Western Europe contains all the big markets like Germany, Britain, France, Italy and Spain.
LMC Automotive also expects a modest improvement in 2016, with a gain of 3.0 per cent after last year’s 9.0 per cent rise to 13.2 million in Western Europe.
“We continue to forecast further solid growth this year. The economic backdrop is expected to continue to improve in 2016, which will support ongoing recovery in the Italian and Spanish markets, with scope for further improvement in France. The bigger markets, Germany and the U.K., are expected to provide less support for regional growth over coming years, as they are already around stable medium-term levels,” said LMC Automotive analyst Jonathan Poskitt.

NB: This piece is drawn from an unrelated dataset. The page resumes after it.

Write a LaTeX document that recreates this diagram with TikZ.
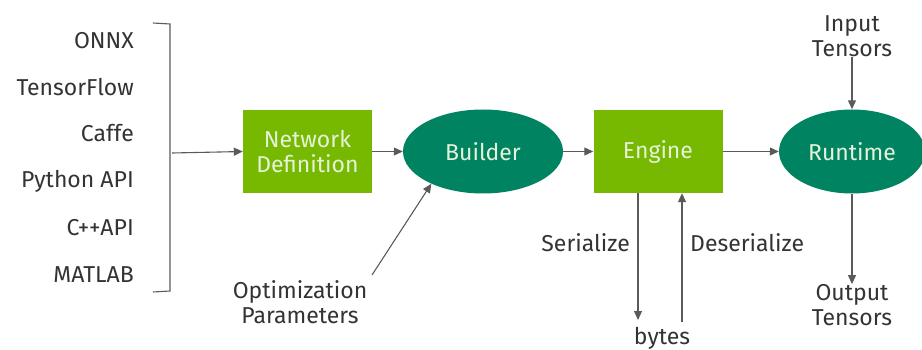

IHS Automotive analyst Carlos Da Silva said European car sales have rallied thanks to pent-up demand after the long recession but dangers lurk.
“For sure the European economy is doing better and is expected to keep improving. However, it remains highly fragile. Unemployment remains stubbornly high, most of the national debt problems have not been solved, austerity measures will keep having a lasting impact on populations, socio-demographic issues – the security and migrants ones for instance – are weighing on many political agendas. This makes for a very narrow road to be travelling on,” Da Silva said.
2016 though may be a very good year for European car buyers. As manufacturers fight among themselves to offer customers lower prices and cosier deals, there’s a raft of new machines hitting the market. In the premium sector, Audi has launched the new A4, and there’s BMW’s X1 small SUV, a new Mercedes E class and Jaguar F-PACE, its first SUV. And it’s not just those with fat wallets that will be in for a treat. GM’s Opel Vauxhall is launching its new Golf fighter, the Astra, while there’s a new Renault Megane, VW Tiguan, Peugeot 3008, and Kia Sportage.